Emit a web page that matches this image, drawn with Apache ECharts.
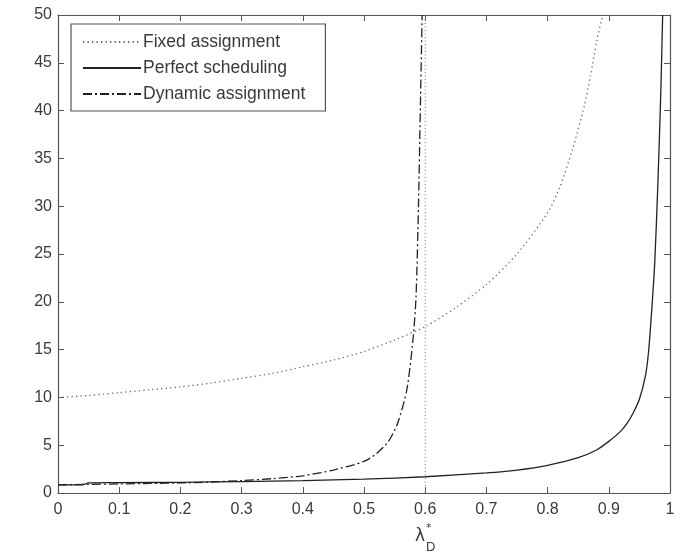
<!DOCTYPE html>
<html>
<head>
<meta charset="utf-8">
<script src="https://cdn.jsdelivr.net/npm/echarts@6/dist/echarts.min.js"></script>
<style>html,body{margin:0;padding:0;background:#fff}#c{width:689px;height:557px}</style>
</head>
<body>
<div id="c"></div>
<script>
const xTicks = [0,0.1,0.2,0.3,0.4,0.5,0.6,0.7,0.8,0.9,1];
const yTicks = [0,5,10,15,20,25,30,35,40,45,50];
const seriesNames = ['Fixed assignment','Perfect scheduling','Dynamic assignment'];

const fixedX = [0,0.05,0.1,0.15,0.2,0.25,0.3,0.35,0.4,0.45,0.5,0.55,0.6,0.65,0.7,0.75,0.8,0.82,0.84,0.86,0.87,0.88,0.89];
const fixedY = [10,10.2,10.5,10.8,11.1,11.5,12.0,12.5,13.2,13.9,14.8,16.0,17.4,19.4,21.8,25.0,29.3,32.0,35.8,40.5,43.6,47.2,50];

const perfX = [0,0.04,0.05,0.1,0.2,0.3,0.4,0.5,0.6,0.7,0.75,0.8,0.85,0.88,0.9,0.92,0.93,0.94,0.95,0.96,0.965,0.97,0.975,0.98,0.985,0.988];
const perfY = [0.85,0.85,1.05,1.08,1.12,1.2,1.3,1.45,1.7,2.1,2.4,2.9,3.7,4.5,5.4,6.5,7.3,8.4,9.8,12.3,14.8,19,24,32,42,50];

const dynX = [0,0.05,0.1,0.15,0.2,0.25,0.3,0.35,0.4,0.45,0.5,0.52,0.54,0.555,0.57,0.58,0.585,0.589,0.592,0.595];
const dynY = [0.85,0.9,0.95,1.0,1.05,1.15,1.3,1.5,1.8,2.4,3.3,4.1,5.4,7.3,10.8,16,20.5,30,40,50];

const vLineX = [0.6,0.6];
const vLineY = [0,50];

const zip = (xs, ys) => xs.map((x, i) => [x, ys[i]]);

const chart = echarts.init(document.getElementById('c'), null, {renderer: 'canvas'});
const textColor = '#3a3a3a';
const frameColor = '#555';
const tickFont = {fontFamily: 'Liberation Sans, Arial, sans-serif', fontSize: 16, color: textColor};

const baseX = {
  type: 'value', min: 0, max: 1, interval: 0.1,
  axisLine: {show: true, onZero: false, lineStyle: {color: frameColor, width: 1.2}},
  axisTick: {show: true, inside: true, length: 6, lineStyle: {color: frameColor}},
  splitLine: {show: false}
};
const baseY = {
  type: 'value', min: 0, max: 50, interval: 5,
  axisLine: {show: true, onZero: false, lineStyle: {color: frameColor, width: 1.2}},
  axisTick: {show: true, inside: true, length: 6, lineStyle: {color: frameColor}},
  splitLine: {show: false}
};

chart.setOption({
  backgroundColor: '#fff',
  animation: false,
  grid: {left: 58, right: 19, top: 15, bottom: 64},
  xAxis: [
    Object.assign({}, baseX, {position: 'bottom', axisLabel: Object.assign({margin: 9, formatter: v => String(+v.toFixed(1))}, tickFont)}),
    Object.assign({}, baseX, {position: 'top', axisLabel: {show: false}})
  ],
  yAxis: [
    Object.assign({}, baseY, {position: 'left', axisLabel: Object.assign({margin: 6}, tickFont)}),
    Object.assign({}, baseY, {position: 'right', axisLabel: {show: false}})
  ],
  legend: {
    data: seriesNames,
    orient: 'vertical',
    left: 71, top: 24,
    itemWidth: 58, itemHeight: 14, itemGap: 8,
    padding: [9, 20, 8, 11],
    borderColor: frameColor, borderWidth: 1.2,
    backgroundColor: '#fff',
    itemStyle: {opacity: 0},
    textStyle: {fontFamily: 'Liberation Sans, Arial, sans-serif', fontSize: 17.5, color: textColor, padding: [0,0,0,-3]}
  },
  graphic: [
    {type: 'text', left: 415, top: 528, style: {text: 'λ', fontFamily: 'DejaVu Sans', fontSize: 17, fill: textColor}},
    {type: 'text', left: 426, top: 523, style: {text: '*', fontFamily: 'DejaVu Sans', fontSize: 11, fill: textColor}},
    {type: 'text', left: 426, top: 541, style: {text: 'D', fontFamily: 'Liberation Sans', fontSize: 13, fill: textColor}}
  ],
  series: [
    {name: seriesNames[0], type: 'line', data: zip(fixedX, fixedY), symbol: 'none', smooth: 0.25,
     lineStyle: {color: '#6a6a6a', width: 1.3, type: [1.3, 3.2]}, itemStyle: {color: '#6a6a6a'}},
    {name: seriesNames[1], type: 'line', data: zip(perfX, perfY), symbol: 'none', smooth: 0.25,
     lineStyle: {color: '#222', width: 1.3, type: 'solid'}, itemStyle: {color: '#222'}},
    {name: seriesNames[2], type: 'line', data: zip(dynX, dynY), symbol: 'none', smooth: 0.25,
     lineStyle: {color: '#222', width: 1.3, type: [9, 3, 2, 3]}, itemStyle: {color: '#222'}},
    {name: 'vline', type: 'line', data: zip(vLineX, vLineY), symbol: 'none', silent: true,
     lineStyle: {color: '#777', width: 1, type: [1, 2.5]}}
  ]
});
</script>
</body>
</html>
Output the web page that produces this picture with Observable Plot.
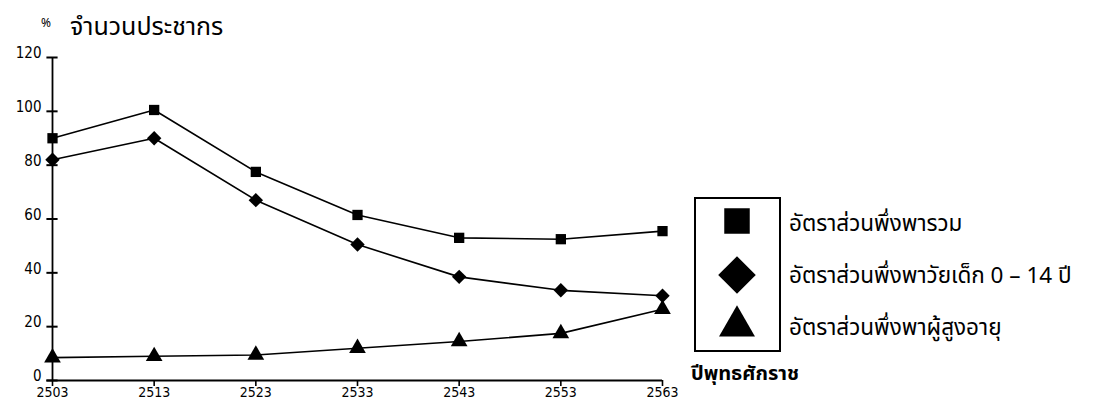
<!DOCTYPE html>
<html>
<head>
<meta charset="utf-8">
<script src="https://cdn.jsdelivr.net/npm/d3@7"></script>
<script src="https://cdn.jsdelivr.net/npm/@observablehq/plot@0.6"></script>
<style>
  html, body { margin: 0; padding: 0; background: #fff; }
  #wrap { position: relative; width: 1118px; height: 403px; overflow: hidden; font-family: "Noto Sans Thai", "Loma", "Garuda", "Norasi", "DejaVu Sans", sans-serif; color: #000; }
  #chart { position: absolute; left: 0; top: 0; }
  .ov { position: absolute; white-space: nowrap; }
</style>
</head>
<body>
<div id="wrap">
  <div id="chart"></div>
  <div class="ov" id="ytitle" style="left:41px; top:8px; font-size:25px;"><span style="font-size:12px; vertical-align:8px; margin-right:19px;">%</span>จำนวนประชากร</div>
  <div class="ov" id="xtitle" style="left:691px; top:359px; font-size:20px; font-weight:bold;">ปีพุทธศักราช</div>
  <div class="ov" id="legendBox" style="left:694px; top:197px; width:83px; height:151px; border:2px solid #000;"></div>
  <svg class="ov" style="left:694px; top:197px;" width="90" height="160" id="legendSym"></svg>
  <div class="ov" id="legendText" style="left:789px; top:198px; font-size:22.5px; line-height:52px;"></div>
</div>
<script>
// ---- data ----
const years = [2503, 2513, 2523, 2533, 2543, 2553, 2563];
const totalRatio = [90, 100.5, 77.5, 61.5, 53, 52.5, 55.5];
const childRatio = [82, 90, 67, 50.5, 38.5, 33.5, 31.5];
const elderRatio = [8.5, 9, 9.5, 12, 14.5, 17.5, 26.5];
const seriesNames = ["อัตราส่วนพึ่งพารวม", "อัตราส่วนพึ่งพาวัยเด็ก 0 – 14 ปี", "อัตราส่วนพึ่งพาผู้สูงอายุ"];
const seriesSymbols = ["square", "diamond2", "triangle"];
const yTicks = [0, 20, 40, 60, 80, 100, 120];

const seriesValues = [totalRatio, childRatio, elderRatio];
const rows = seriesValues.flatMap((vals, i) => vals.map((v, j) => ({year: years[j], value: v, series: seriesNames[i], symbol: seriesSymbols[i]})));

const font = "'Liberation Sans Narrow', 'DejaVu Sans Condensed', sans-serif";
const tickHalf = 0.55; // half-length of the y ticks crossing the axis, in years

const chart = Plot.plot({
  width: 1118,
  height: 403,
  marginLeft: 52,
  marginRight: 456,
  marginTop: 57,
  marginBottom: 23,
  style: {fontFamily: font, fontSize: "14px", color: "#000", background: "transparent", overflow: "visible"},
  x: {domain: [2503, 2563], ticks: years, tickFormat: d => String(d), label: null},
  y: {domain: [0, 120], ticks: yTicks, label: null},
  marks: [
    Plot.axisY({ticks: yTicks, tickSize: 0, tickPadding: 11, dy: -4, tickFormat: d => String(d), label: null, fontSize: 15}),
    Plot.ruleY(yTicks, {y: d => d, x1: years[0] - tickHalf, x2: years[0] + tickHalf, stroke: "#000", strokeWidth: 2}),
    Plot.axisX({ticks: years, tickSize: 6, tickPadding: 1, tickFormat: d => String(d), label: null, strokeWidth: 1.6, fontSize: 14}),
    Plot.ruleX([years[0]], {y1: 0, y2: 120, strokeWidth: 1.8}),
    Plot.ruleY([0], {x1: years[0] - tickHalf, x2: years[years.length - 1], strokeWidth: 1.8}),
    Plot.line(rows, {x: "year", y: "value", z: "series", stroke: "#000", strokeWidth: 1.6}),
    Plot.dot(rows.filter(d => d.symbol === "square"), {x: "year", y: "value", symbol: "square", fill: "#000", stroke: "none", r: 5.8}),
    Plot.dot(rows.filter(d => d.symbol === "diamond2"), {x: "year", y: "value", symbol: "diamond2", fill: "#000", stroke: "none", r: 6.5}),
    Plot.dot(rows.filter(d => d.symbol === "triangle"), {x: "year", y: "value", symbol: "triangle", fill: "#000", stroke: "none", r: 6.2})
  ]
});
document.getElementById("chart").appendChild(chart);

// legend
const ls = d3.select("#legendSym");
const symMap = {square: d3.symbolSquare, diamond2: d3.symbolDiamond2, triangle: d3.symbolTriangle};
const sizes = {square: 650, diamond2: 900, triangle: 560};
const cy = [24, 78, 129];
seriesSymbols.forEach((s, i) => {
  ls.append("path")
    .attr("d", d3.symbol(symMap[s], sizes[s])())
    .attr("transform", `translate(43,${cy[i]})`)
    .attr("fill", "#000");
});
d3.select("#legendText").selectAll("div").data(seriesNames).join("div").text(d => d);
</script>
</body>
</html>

__________

What the task asks:
Look through the material above. Copy each line where the word "with" appears.

Final answer:
Emit a web page that matches this image, drawn with Apache ECharts.
Output the web page that produces this picture with Observable Plot.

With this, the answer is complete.